Suppose you want to create a list data type that comes with an insertion function that puts things into the list in sorted order. For custom integer lists (or real lists, or string lists) this is easy. In fact, the data structure itself is essentially the same as the intlist data type we defined in the last lecture (although here I am redefining it to more closely match the 'a lst example).

infix :::;

datatype ordered_intlst = nl | ::: of int * ordered_intlst;

fun insert i nl = i:::nl
  | insert i (h:::t) = if (i < h) orelse (i = h)
                         then i:::(h:::t)
                         else h:::(insert i t);

fun member _ nl = false
  | member i (h:::t) = if (i < h) 
                         then false
                         else if (i = h)
                                then true
                                else member i t;

Here we also defined a new version of member that takes advantage of the ordering to return false earlier than ordinary member would be able to.

Now, the difficulty in extending this to polymorphic lists is that we used the < operator which is available (overloaded) at some types, but not arbitrary types. There may be types (like, say, complex numbers as defined earlier in the class) for which < is not defined but for which we can formulate an ordering function, and which we would like to have ordered lists defined for.

The problem is that we need a different ordering function for each type.
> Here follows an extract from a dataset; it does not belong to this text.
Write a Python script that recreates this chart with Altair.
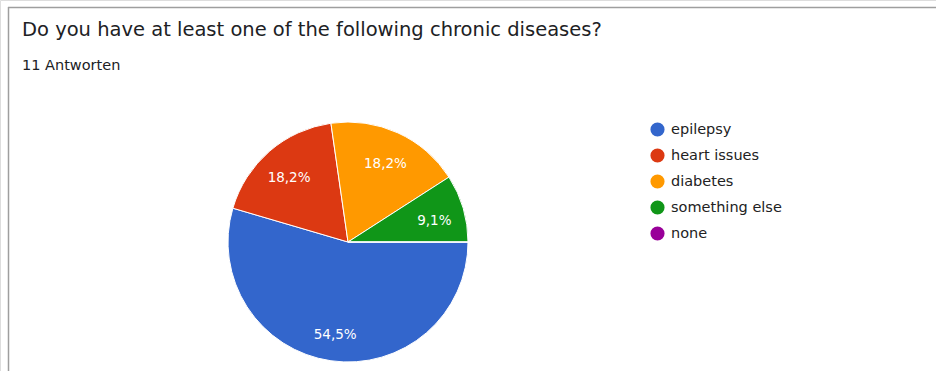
import math
import altair as alt
import pandas as pd

# Survey answers (11 responses)
categories = ["epilepsy", "heart issues", "diabetes", "something else", "none"]
counts = [6, 2, 2, 1, 0]
colors = ["#3366cc", "#dc3912", "#ff9900", "#109618", "#990099"]

question = "Do you have at least one of the following chronic diseases?"
responses = "11 Antworten"

total = sum(counts)
df = pd.DataFrame({
    "category": categories,
    "count": counts,
    "idx": list(range(len(categories))),
    "label": [f"{100 * c / total:.1f}".replace(".", ",") + "%" for c in counts],
})

FONT = "DejaVu Sans"
CX, CY, R = 348, 242, 120

theta_scale = alt.Scale(range=[math.pi / 2, math.pi / 2 + 2 * math.pi])
color_scale = alt.Scale(domain=categories, range=colors)

base = alt.Chart(df).encode(
    theta=alt.Theta("count:Q", stack=True, scale=theta_scale),
    order=alt.Order("idx:Q"),
)

pie = base.mark_arc(radius=R, stroke="white", strokeWidth=1).encode(
    x=alt.value(CX),
    y=alt.value(CY),
    color=alt.Color(
        "category:N",
        scale=color_scale,
        legend=alt.Legend(
            title=None,
            orient="none",
            legendX=650,
            legendY=122,
            symbolType="circle",
            symbolSize=200,
            symbolStrokeWidth=0,
            labelFont=FONT,
            labelFontSize=14.5,
            labelColor="#222222",
            rowPadding=10,
            labelOffset=6,
        ),
    ),
)

pct = base.transform_filter("datum.count > 0").mark_text(
    radius=90, dy=4, font=FONT, fontSize=13.5, color="white"
).encode(
    x=alt.value(CX),
    y=alt.value(CY),
    text="label:N",
)

title = alt.Chart(pd.DataFrame({"t": [question]})).mark_text(
    align="left", baseline="alphabetic", font=FONT, fontSize=19.5, color="#202124"
).encode(x=alt.value(22), y=alt.value(35.5), text="t:N")

subtitle = alt.Chart(pd.DataFrame({"t": [responses]})).mark_text(
    align="left", baseline="alphabetic", font=FONT, fontSize=14.5, color="#202124"
).encode(x=alt.value(22), y=alt.value(70), text="t:N")

# card frame: top and left edges
frame_top = alt.Chart(pd.DataFrame({"a": [0]})).mark_rule(
    color="#9e9e9e", strokeWidth=1.5
).encode(x=alt.value(8), x2=alt.value(936), y=alt.value(7.5))
frame_left = alt.Chart(pd.DataFrame({"a": [0]})).mark_rule(
    color="#9e9e9e", strokeWidth=1.5
).encode(x=alt.value(8.5), y=alt.value(7), y2=alt.value(371))

chart = alt.layer(frame_top, frame_left, title, subtitle, pie, pct).properties(
    width=936,
    height=371,
    padding=0,
    autosize=alt.AutoSizeParams(type="none"),
).configure_view(stroke=None).configure(background="white")

chart.save("out.html", embed_options={"renderer": "svg", "actions": False})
The solution is to carry the ordering function around with the list. We could attach a copy of the ordering function to each item of the list, or to each of the cons operators, but that would be silly. Instead we'll just carry a single copy with each list. So, the data structure is in two parts, the recursive part that is really the ordinary 'a list definition and an outer part that attaches the ordering function.

infix :::;

datatype 'a lst         = nl | ::: of 'a * 'a lst
type     'a ordering    = 'a * 'a -> bool
datatype 'a ordered_lst = olst of 'a lst * 'a ordering;

(Obviously, I could have built this just out of the ordinary 'a list type, and dispensed with the first definition, but I wanted to show how to do it from scratch.)

Now, one important difference between 'a ordered_lsts and ordinary 'a lsts is that we can't have a generic empty one, since we have to attach an ordering function for the kind of elements that will eventually be entered into the list. So, for example, the value nl is an 'a lst, but as soon as we type olst (nl, ...), we must fill in the ... with some type specific ordering function. So we will not get an 'a ordered_lst but, for example, an int ordered_lst.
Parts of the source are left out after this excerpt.